══ Recorded data ══
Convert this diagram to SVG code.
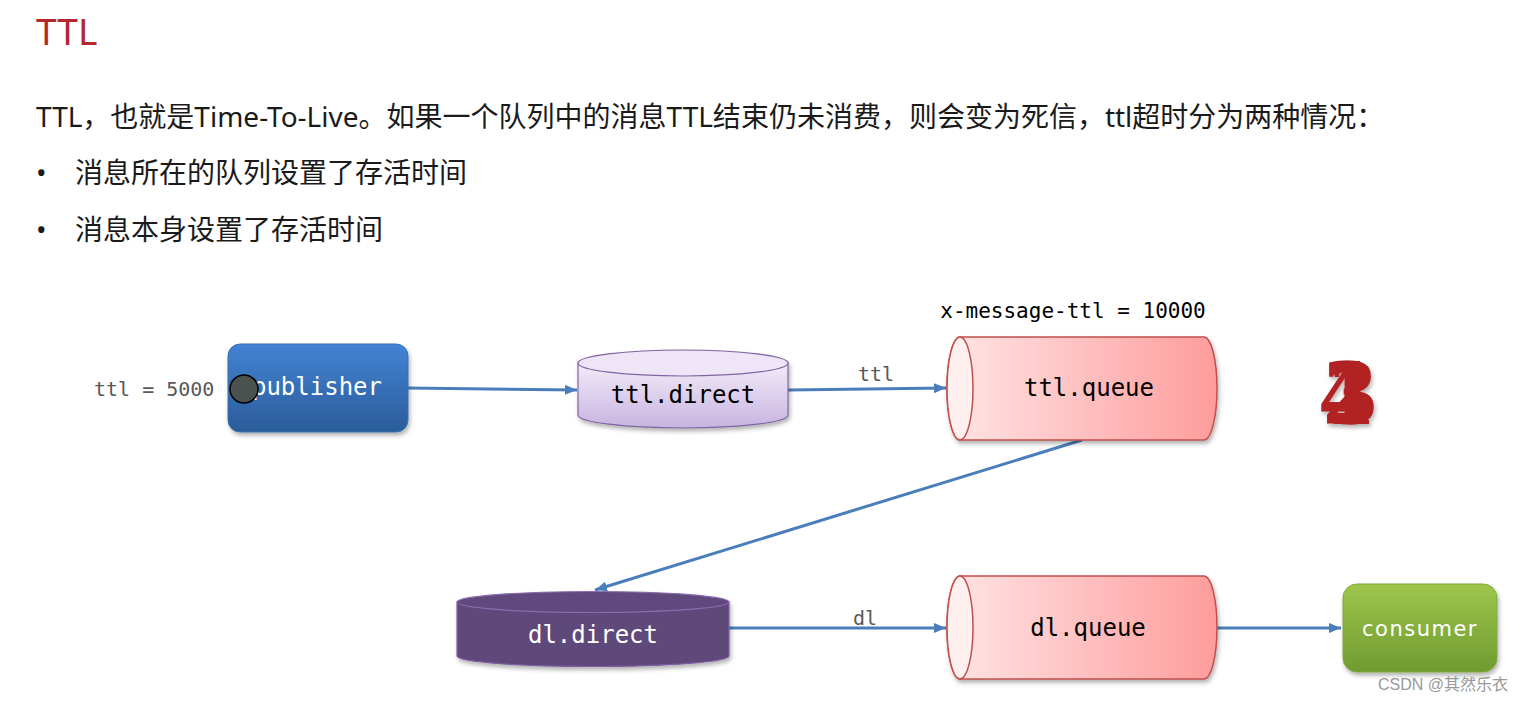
<svg xmlns="http://www.w3.org/2000/svg" width="1530" height="701" viewBox="0 0 1530 701">
<defs>
<style>
.mono{font-family:"DejaVu Sans Mono","Liberation Mono",monospace}
.lbl{font-size:24px;text-anchor:middle}
.small{font-size:20px;fill:#595959}
.cn{font-family:"Noto Sans","Noto Sans CJK SC",sans-serif;font-size:28px;fill:#1a1a1a}
.conn{stroke:#4a7ebb;stroke-width:3;fill:none;marker-end:url(#arr)}
.q{stroke:#c0504d;stroke-width:1.5;fill:url(#gRed)}
.qcap{stroke:#c0504d;stroke-width:1.5;fill:#fff0f0}
</style>
<marker id="arr" markerUnits="userSpaceOnUse" markerWidth="13" markerHeight="11" refX="12" refY="5" orient="auto">
<path d="M0,0 L12,5 L0,10 z" fill="#4a7ebb"/>
</marker>
<linearGradient id="gBlue" x1="0" y1="0" x2="0" y2="1"><stop offset="0" stop-color="#4383d4"/><stop offset="1" stop-color="#2b5c9a"/></linearGradient>
<linearGradient id="gPurp" x1="0" y1="0" x2="0" y2="1"><stop offset="0" stop-color="#f2ebf9"/><stop offset="1" stop-color="#c8b4e1"/></linearGradient>
<linearGradient id="gRed" x1="0" y1="0" x2="1" y2="0"><stop offset="0" stop-color="#ffe5e5"/><stop offset="1" stop-color="#ff9c9c"/></linearGradient>
<linearGradient id="gGreen" x1="0" y1="0" x2="0" y2="1"><stop offset="0" stop-color="#9ec64b"/><stop offset="1" stop-color="#6f9b31"/></linearGradient>
<filter id="sh" x="-10%" y="-10%" width="125%" height="130%"><feDropShadow dx="1.5" dy="3" stdDeviation="2" flood-color="#000" flood-opacity="0.3"/></filter>
</defs>
<rect width="1530" height="701" fill="#fff"/>

<text x="36" y="45" font-family="'Noto Sans','Noto Sans CJK SC',sans-serif" font-size="37" fill="#b3282d">TTL</text>
<text class="cn" x="36" y="127">TTL，也就是Time-To-Live。如果一个队列中的消息TTL结束仍未消费，则会变为死信，ttl超时分为两种情况：</text>
<text class="cn" x="36" y="183">•</text>
<text class="cn" x="75" y="183">消息所在的队列设置了存活时间</text>
<text class="cn" x="36" y="240">•</text>
<text class="cn" x="75" y="240">消息本身设置了存活时间</text>

<g id="connectors">
<line class="conn" x1="408" y1="388" x2="577" y2="390"/>
<line class="conn" x1="788" y1="390" x2="946" y2="388"/>
<line class="conn" x1="1082" y1="440" x2="595" y2="590"/>
<line class="conn" x1="729" y1="628" x2="946" y2="628"/>
<line class="conn" x1="1217" y1="628" x2="1341" y2="628"/>
<text class="mono small" x="876" y="381" text-anchor="middle">ttl</text>
<text class="mono small" x="865" y="625" text-anchor="middle">dl</text>
</g>

<g id="publisher">
<text class="mono small" x="94" y="396" font-size="20.5">ttl = 5000</text>
<rect x="228" y="344" width="180" height="88" rx="12" fill="url(#gBlue)" stroke="#3a6fb0" stroke-width="1" filter="url(#sh)"/>
<text class="mono lbl" x="317" y="395" fill="#fff">publisher</text>
<circle cx="244" cy="389" r="14" fill="#4a5250" stroke="#000" stroke-width="1.5"/>
</g>

<g id="ttl-direct">
<g filter="url(#sh)">
<path d="M578,363 L578,415 A105,13 0 0 0 788,415 L788,363 Z" fill="url(#gPurp)" stroke="#8064a2" stroke-width="1.2"/>
<ellipse cx="683" cy="363" rx="105" ry="13" fill="#eee6f7" stroke="#8064a2" stroke-width="1.2"/>
</g>
<text class="mono lbl" x="683" y="403" fill="#000">ttl.direct</text>
</g>

<g id="ttl-queue">
<text class="mono" x="1073" y="318" font-size="21" text-anchor="middle" fill="#000">x-message-ttl = 10000</text>
<g filter="url(#sh)">
<path class="q" d="M960,337 H1204 A13,51.5 0 0 1 1204,440 H960 A13,51.5 0 0 1 960,337 Z"/>
<ellipse class="qcap" cx="960" cy="388.5" rx="13" ry="51.5"/>
</g>
<text class="mono lbl" x="1089" y="396" fill="#000">ttl.queue</text>
</g>

<g id="marks" filter="url(#sh)">
<text x="1320" y="424" font-family="'Liberation Serif',serif" font-weight="bold" font-size="96" fill="#b22222" letter-spacing="-45">4213</text>
</g>

<g id="dl-direct">
<g filter="url(#sh)">
<path d="M457,602 L457,656 A136,10.5 0 0 0 729,656 L729,602 Z" fill="#5f497a" stroke="#7d60a0" stroke-width="1.2"/>
<ellipse cx="593" cy="602" rx="136" ry="10.5" fill="#604a7b" stroke="#8a6cae" stroke-width="1.2"/>
</g>
<text class="mono lbl" x="593" y="643" fill="#fff">dl.direct</text>
</g>

<g id="dl-queue">
<g filter="url(#sh)">
<path class="q" d="M960,576 H1204 A13,51.5 0 0 1 1204,679 H960 A13,51.5 0 0 1 960,576 Z"/>
<ellipse class="qcap" cx="960" cy="627.5" rx="13" ry="51.5"/>
</g>
<text class="mono lbl" x="1088" y="636" fill="#000">dl.queue</text>
</g>

<g id="consumer">
<rect x="1343" y="584" width="154" height="88" rx="14" fill="url(#gGreen)" stroke="#7fa83c" stroke-width="1" filter="url(#sh)"/>
<text x="1420" y="636" font-family="'DejaVu Sans',Verdana,sans-serif" font-size="21" letter-spacing="1.5" text-anchor="middle" fill="#fff">consumer</text>
</g>

<text x="1378" y="690" font-family="'Liberation Sans','Noto Sans CJK SC',sans-serif" font-size="16" fill="#999">CSDN @其然乐衣</text>
</svg>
═══
**Stated exercise**: Pictures are excluded; copy all other data exactly as shown.

**Task solution**:
Convert this diagram to SVG code.
<svg xmlns="http://www.w3.org/2000/svg" width="1530" height="701" viewBox="0 0 1530 701">
<defs>
<style>
.mono{font-family:"DejaVu Sans Mono","Liberation Mono",monospace}
.lbl{font-size:24px;text-anchor:middle}
.small{font-size:20px;fill:#595959}
.cn{font-family:"Noto Sans","Noto Sans CJK SC",sans-serif;font-size:28px;fill:#1a1a1a}
.conn{stroke:#4a7ebb;stroke-width:3;fill:none;marker-end:url(#arr)}
.q{stroke:#c0504d;stroke-width:1.5;fill:url(#gRed)}
.qcap{stroke:#c0504d;stroke-width:1.5;fill:#fff0f0}
</style>
<marker id="arr" markerUnits="userSpaceOnUse" markerWidth="13" markerHeight="11" refX="12" refY="5" orient="auto">
<path d="M0,0 L12,5 L0,10 z" fill="#4a7ebb"/>
</marker>
<linearGradient id="gBlue" x1="0" y1="0" x2="0" y2="1"><stop offset="0" stop-color="#4383d4"/><stop offset="1" stop-color="#2b5c9a"/></linearGradient>
<linearGradient id="gPurp" x1="0" y1="0" x2="0" y2="1"><stop offset="0" stop-color="#f2ebf9"/><stop offset="1" stop-color="#c8b4e1"/></linearGradient>
<linearGradient id="gRed" x1="0" y1="0" x2="1" y2="0"><stop offset="0" stop-color="#ffe5e5"/><stop offset="1" stop-color="#ff9c9c"/></linearGradient>
<linearGradient id="gGreen" x1="0" y1="0" x2="0" y2="1"><stop offset="0" stop-color="#9ec64b"/><stop offset="1" stop-color="#6f9b31"/></linearGradient>
<filter id="sh" x="-10%" y="-10%" width="125%" height="130%"><feDropShadow dx="1.5" dy="3" stdDeviation="2" flood-color="#000" flood-opacity="0.3"/></filter>
</defs>
<rect width="1530" height="701" fill="#fff"/>

<text x="36" y="45" font-family="'Noto Sans','Noto Sans CJK SC',sans-serif" font-size="37" fill="#b3282d">TTL</text>
<text class="cn" x="36" y="127">TTL，也就是Time-To-Live。如果一个队列中的消息TTL结束仍未消费，则会变为死信，ttl超时分为两种情况：</text>
<text class="cn" x="36" y="183">•</text>
<text class="cn" x="75" y="183">消息所在的队列设置了存活时间</text>
<text class="cn" x="36" y="240">•</text>
<text class="cn" x="75" y="240">消息本身设置了存活时间</text>

<g id="connectors">
<line class="conn" x1="408" y1="388" x2="577" y2="390"/>
<line class="conn" x1="788" y1="390" x2="946" y2="388"/>
<line class="conn" x1="1082" y1="440" x2="595" y2="590"/>
<line class="conn" x1="729" y1="628" x2="946" y2="628"/>
<line class="conn" x1="1217" y1="628" x2="1341" y2="628"/>
<text class="mono small" x="876" y="381" text-anchor="middle">ttl</text>
<text class="mono small" x="865" y="625" text-anchor="middle">dl</text>
</g>

<g id="publisher">
<text class="mono small" x="94" y="396" font-size="20.5">ttl = 5000</text>
<rect x="228" y="344" width="180" height="88" rx="12" fill="url(#gBlue)" stroke="#3a6fb0" stroke-width="1" filter="url(#sh)"/>
<text class="mono lbl" x="317" y="395" fill="#fff">publisher</text>
<circle cx="244" cy="389" r="14" fill="#4a5250" stroke="#000" stroke-width="1.5"/>
</g>

<g id="ttl-direct">
<g filter="url(#sh)">
<path d="M578,363 L578,415 A105,13 0 0 0 788,415 L788,363 Z" fill="url(#gPurp)" stroke="#8064a2" stroke-width="1.2"/>
<ellipse cx="683" cy="363" rx="105" ry="13" fill="#eee6f7" stroke="#8064a2" stroke-width="1.2"/>
</g>
<text class="mono lbl" x="683" y="403" fill="#000">ttl.direct</text>
</g>

<g id="ttl-queue">
<text class="mono" x="1073" y="318" font-size="21" text-anchor="middle" fill="#000">x-message-ttl = 10000</text>
<g filter="url(#sh)">
<path class="q" d="M960,337 H1204 A13,51.5 0 0 1 1204,440 H960 A13,51.5 0 0 1 960,337 Z"/>
<ellipse class="qcap" cx="960" cy="388.5" rx="13" ry="51.5"/>
</g>
<text class="mono lbl" x="1089" y="396" fill="#000">ttl.queue</text>
</g>

<g id="marks" filter="url(#sh)">
<text x="1320" y="424" font-family="'Liberation Serif',serif" font-weight="bold" font-size="96" fill="#b22222" letter-spacing="-45">4213</text>
</g>

<g id="dl-direct">
<g filter="url(#sh)">
<path d="M457,602 L457,656 A136,10.5 0 0 0 729,656 L729,602 Z" fill="#5f497a" stroke="#7d60a0" stroke-width="1.2"/>
<ellipse cx="593" cy="602" rx="136" ry="10.5" fill="#604a7b" stroke="#8a6cae" stroke-width="1.2"/>
</g>
<text class="mono lbl" x="593" y="643" fill="#fff">dl.direct</text>
</g>

<g id="dl-queue">
<g filter="url(#sh)">
<path class="q" d="M960,576 H1204 A13,51.5 0 0 1 1204,679 H960 A13,51.5 0 0 1 960,576 Z"/>
<ellipse class="qcap" cx="960" cy="627.5" rx="13" ry="51.5"/>
</g>
<text class="mono lbl" x="1088" y="636" fill="#000">dl.queue</text>
</g>

<g id="consumer">
<rect x="1343" y="584" width="154" height="88" rx="14" fill="url(#gGreen)" stroke="#7fa83c" stroke-width="1" filter="url(#sh)"/>
<text x="1420" y="636" font-family="'DejaVu Sans',Verdana,sans-serif" font-size="21" letter-spacing="1.5" text-anchor="middle" fill="#fff">consumer</text>
</g>

<text x="1378" y="690" font-family="'Liberation Sans','Noto Sans CJK SC',sans-serif" font-size="16" fill="#999">CSDN @其然乐衣</text>
</svg>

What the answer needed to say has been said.